The exercise — Write out the listing below in full and exactly, leaving out every picture.

Information supplied —
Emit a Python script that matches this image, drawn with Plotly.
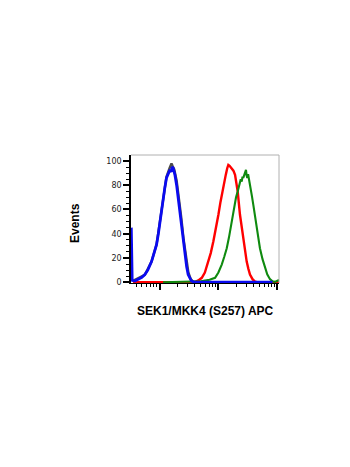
import plotly.graph_objects as go

# Fluorescence intensity (log axis) and % of max events
gray_x = [3.467, 5.623, 7.311, 8.892, 10.14, 11.53, 13.12, 14.79, 15.96, 16.60, 17.78, 19.50, 21.38,
          23.44, 25.70, 28.18, 30.90, 33.88, 37.15, 39.81]
gray_y = [1, 6, 17, 31, 50, 70, 87, 94, 98, 96, 93, 84, 70, 53, 35, 19, 8, 2.5, 0.5, 0]

red_x = [3.548, 38.02, 40.27, 45.71, 52.24, 58.88, 67.61, 74.13, 82.22, 91.20, 100, 108.4, 116.7, 124.5,
         133.4, 141.3, 147.6, 154.9, 168.7, 179.9, 191.9, 201.8, 212.8, 232.8, 248.3, 264.9, 281.8,
         302.7, 323.6, 344.4, 380.2, 418.8, 457.1, 1072]
red_y = [0, 0, 0.3, 1.5, 3.6, 8, 17, 24, 33.7, 44, 55.6, 66, 74.8, 82, 88.5, 94, 96.7, 96, 94, 92,
         88.5, 82, 74.8, 55.6, 46, 36.5, 26, 17, 11, 6.3, 2.5, 0.5, 0, 0]

green_x = [11.48, 31.62, 50.12, 70.79, 87.90, 100, 114.0, 125.9, 138.7, 151.4, 164.1, 175.8, 186.6,
           199.5, 212.8, 223.9, 232.8, 239.9, 248.9, 257.0, 264.9, 275.4, 283.1, 294.4, 302.0, 309.7,
           319.9, 331.1, 342.8, 354.0, 371.5, 391.7, 416.9, 446.7, 478.6, 508.2, 562.3, 618.0, 676.1,
           751.6, 831.8, 912.0, 977.2, 1040, 1072]
green_y = [0, 0.3, 0.8, 2, 3.6, 8, 14.5, 21, 28, 37, 47, 56, 64, 70, 74.8, 79, 80.3, 85, 83, 87, 86,
           89, 91, 92.6, 88, 86, 89, 84, 82, 77.5, 71, 64, 55, 44.7, 36, 28, 19, 12, 6.5, 2.5, 0.8,
           0.3, 0.8, 1.5, 1.8]

blue_x = [3.311, 3.350, 3.428, 3.802, 4.467, 5.012, 5.623, 6.310, 7.311, 8.128, 8.892, 9.550, 10.14,
          10.84, 11.53, 12.30, 13.12, 14.13, 15.00, 15.85, 16.41, 17.06, 18.24, 19.50, 20.75, 22.13,
          23.61, 25.12, 26.92, 28.84, 30.62, 32.73, 34.83, 38.02, 41.69, 831.8]
blue_y = [45, 8, 1.5, 1, 2.5, 4, 6.3, 10, 17, 24, 31, 40, 50, 60, 69, 78, 86, 90, 92.6, 91, 95, 94,
          88.5, 80, 69.6, 57, 44.7, 33, 22.8, 13, 6.3, 3, 1, 0.2, 0, 0]

x_major = [10, 100, 1000]
x_minor = [4, 5, 6, 7, 8, 9, 20, 30, 40, 50, 60, 70, 80, 90, 200, 300, 400, 500, 600, 700, 800, 900]
y_ticks = [0, 20, 40, 60, 80, 100]

fig = go.Figure()
fig.add_trace(go.Scatter(x=gray_x, y=gray_y, mode="lines", line=dict(color="#4a4a4a", width=2.4)))
fig.add_trace(go.Scatter(x=red_x, y=red_y, mode="lines", line=dict(color="#ff0000", width=2.4)))
fig.add_trace(go.Scatter(x=green_x, y=green_y, mode="lines", line=dict(color="#0f8a0f", width=2.1)))
fig.add_trace(go.Scatter(x=blue_x, y=blue_y, mode="lines", line=dict(color="#0a0aef", width=2.8)))

fig.update_layout(
    width=350, height=467,
    margin=dict(l=131, r=71, t=155, b=184),
    paper_bgcolor="white", plot_bgcolor="white",
    showlegend=False,
    font=dict(family="DejaVu Sans", size=8, color="#222"),
    xaxis=dict(type="log", range=[0.515, 3.03], showgrid=False, zeroline=False,
               showline=True, linecolor="black", linewidth=1,
               tickvals=x_major, showticklabels=False, ticks="outside", ticklen=6,
               tickcolor="black", tickwidth=2,
               minor=dict(tickvals=x_minor, ticks="outside", ticklen=3, tickcolor="black",
                          tickwidth=1, showgrid=False)),
    yaxis=dict(range=[-0.66, 104.9], showgrid=False, zeroline=False,
               showline=True, linecolor="black", linewidth=1.5,
               tickvals=y_ticks, ticks="outside", ticklen=6, tickcolor="black", tickwidth=2,
               tickfont=dict(family="DejaVu Sans", size=8, color="#222"),
               minor=dict(dtick=5, ticks="outside", ticklen=3, tickcolor="black",
                          tickwidth=1, showgrid=False)),
    shapes=[
        dict(type="line", xref="paper", yref="paper", x0=0, x1=1, y0=1, y1=1,
             line=dict(color="#b0b0b0", width=1)),
        dict(type="line", xref="paper", yref="paper", x0=1, x1=1, y0=0, y1=1,
             line=dict(color="#b0b0b0", width=1)),
    ],
    annotations=[
        dict(text="<b>SEK1/MKK4 (S257) APC</b>", xref="paper", yref="paper", x=0.5, y=0,
             xanchor="center", yanchor="middle", yshift=-28, showarrow=False,
             font=dict(family="Liberation Sans", size=12, color="black")),
        dict(text="<b>Events</b>", xref="paper", yref="paper", x=0, y=0.5, textangle=-90,
             xanchor="center", yanchor="middle", xshift=-56, yshift=-4, showarrow=False,
             font=dict(family="Liberation Sans", size=12, color="black")),
    ],
)

fig.write_html("out.html")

Result below —
Emit a Python script that matches this image, drawn with Plotly.
import plotly.graph_objects as go

# Fluorescence intensity (log axis) and % of max events
gray_x = [3.467, 5.623, 7.311, 8.892, 10.14, 11.53, 13.12, 14.79, 15.96, 16.60, 17.78, 19.50, 21.38,
          23.44, 25.70, 28.18, 30.90, 33.88, 37.15, 39.81]
gray_y = [1, 6, 17, 31, 50, 70, 87, 94, 98, 96, 93, 84, 70, 53, 35, 19, 8, 2.5, 0.5, 0]

red_x = [3.548, 38.02, 40.27, 45.71, 52.24, 58.88, 67.61, 74.13, 82.22, 91.20, 100, 108.4, 116.7, 124.5,
         133.4, 141.3, 147.6, 154.9, 168.7, 179.9, 191.9, 201.8, 212.8, 232.8, 248.3, 264.9, 281.8,
         302.7, 323.6, 344.4, 380.2, 418.8, 457.1, 1072]
red_y = [0, 0, 0.3, 1.5, 3.6, 8, 17, 24, 33.7, 44, 55.6, 66, 74.8, 82, 88.5, 94, 96.7, 96, 94, 92,
         88.5, 82, 74.8, 55.6, 46, 36.5, 26, 17, 11, 6.3, 2.5, 0.5, 0, 0]

green_x = [11.48, 31.62, 50.12, 70.79, 87.90, 100, 114.0, 125.9, 138.7, 151.4, 164.1, 175.8, 186.6,
           199.5, 212.8, 223.9, 232.8, 239.9, 248.9, 257.0, 264.9, 275.4, 283.1, 294.4, 302.0, 309.7,
           319.9, 331.1, 342.8, 354.0, 371.5, 391.7, 416.9, 446.7, 478.6, 508.2, 562.3, 618.0, 676.1,
           751.6, 831.8, 912.0, 977.2, 1040, 1072]
green_y = [0, 0.3, 0.8, 2, 3.6, 8, 14.5, 21, 28, 37, 47, 56, 64, 70, 74.8, 79, 80.3, 85, 83, 87, 86,
           89, 91, 92.6, 88, 86, 89, 84, 82, 77.5, 71, 64, 55, 44.7, 36, 28, 19, 12, 6.5, 2.5, 0.8,
           0.3, 0.8, 1.5, 1.8]

blue_x = [3.311, 3.350, 3.428, 3.802, 4.467, 5.012, 5.623, 6.310, 7.311, 8.128, 8.892, 9.550, 10.14,
          10.84, 11.53, 12.30, 13.12, 14.13, 15.00, 15.85, 16.41, 17.06, 18.24, 19.50, 20.75, 22.13,
          23.61, 25.12, 26.92, 28.84, 30.62, 32.73, 34.83, 38.02, 41.69, 831.8]
blue_y = [45, 8, 1.5, 1, 2.5, 4, 6.3, 10, 17, 24, 31, 40, 50, 60, 69, 78, 86, 90, 92.6, 91, 95, 94,
          88.5, 80, 69.6, 57, 44.7, 33, 22.8, 13, 6.3, 3, 1, 0.2, 0, 0]

x_major = [10, 100, 1000]
x_minor = [4, 5, 6, 7, 8, 9, 20, 30, 40, 50, 60, 70, 80, 90, 200, 300, 400, 500, 600, 700, 800, 900]
y_ticks = [0, 20, 40, 60, 80, 100]

fig = go.Figure()
fig.add_trace(go.Scatter(x=gray_x, y=gray_y, mode="lines", line=dict(color="#4a4a4a", width=2.4)))
fig.add_trace(go.Scatter(x=red_x, y=red_y, mode="lines", line=dict(color="#ff0000", width=2.4)))
fig.add_trace(go.Scatter(x=green_x, y=green_y, mode="lines", line=dict(color="#0f8a0f", width=2.1)))
fig.add_trace(go.Scatter(x=blue_x, y=blue_y, mode="lines", line=dict(color="#0a0aef", width=2.8)))

fig.update_layout(
    width=350, height=467,
    margin=dict(l=131, r=71, t=155, b=184),
    paper_bgcolor="white", plot_bgcolor="white",
    showlegend=False,
    font=dict(family="DejaVu Sans", size=8, color="#222"),
    xaxis=dict(type="log", range=[0.515, 3.03], showgrid=False, zeroline=False,
               showline=True, linecolor="black", linewidth=1,
               tickvals=x_major, showticklabels=False, ticks="outside", ticklen=6,
               tickcolor="black", tickwidth=2,
               minor=dict(tickvals=x_minor, ticks="outside", ticklen=3, tickcolor="black",
                          tickwidth=1, showgrid=False)),
    yaxis=dict(range=[-0.66, 104.9], showgrid=False, zeroline=False,
               showline=True, linecolor="black", linewidth=1.5,
               tickvals=y_ticks, ticks="outside", ticklen=6, tickcolor="black", tickwidth=2,
               tickfont=dict(family="DejaVu Sans", size=8, color="#222"),
               minor=dict(dtick=5, ticks="outside", ticklen=3, tickcolor="black",
                          tickwidth=1, showgrid=False)),
    shapes=[
        dict(type="line", xref="paper", yref="paper", x0=0, x1=1, y0=1, y1=1,
             line=dict(color="#b0b0b0", width=1)),
        dict(type="line", xref="paper", yref="paper", x0=1, x1=1, y0=0, y1=1,
             line=dict(color="#b0b0b0", width=1)),
    ],
    annotations=[
        dict(text="<b>SEK1/MKK4 (S257) APC</b>", xref="paper", yref="paper", x=0.5, y=0,
             xanchor="center", yanchor="middle", yshift=-28, showarrow=False,
             font=dict(family="Liberation Sans", size=12, color="black")),
        dict(text="<b>Events</b>", xref="paper", yref="paper", x=0, y=0.5, textangle=-90,
             xanchor="center", yanchor="middle", xshift=-56, yshift=-4, showarrow=False,
             font=dict(family="Liberation Sans", size=12, color="black")),
    ],
)

fig.write_html("out.html")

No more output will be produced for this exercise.